Skinner had repeatedly asked the Commonwealth to buy the property to create a park.  He now resolved to make the land a state park by donation.  Thus, in 1940, he gave the hotel, it’s related out buildings plus 375 acres to the state.  He asked for nothing in return, save that the park be named in his honor.   At the dedication ceremony, Skinner expressed the wish that the place be a “thing of beauty and a source of joy to the people of the Commonwealth.”  A plaque on a rock outcrop in the picnic grove commemorates this event.

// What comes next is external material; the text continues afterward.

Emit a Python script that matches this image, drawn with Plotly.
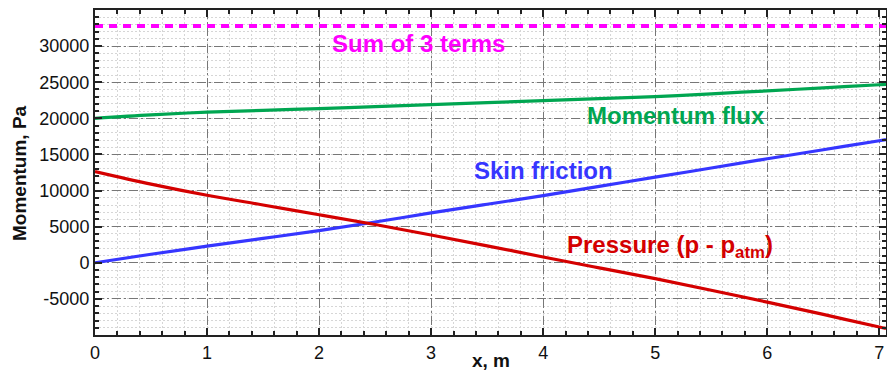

State funds for maintenance of the summit house and tramway during the intervening years were inadequate. The remains of the tramway were removed in 1964 and by the mid-1970s there were proposals to condemn and demolish the summit house. This led to a public outcry and in the mid-1980s the Summit House, consisting of the original 1851 structure and the 1861 addition, was restored by the state. The building was reopened for tours following restoration work performed in 2014.

The park offers scenic views, picnicking, and over 40 miles (64 km) of trails including an 11-mile (18 km) stretch of the Metacomet-Monadnock Trail.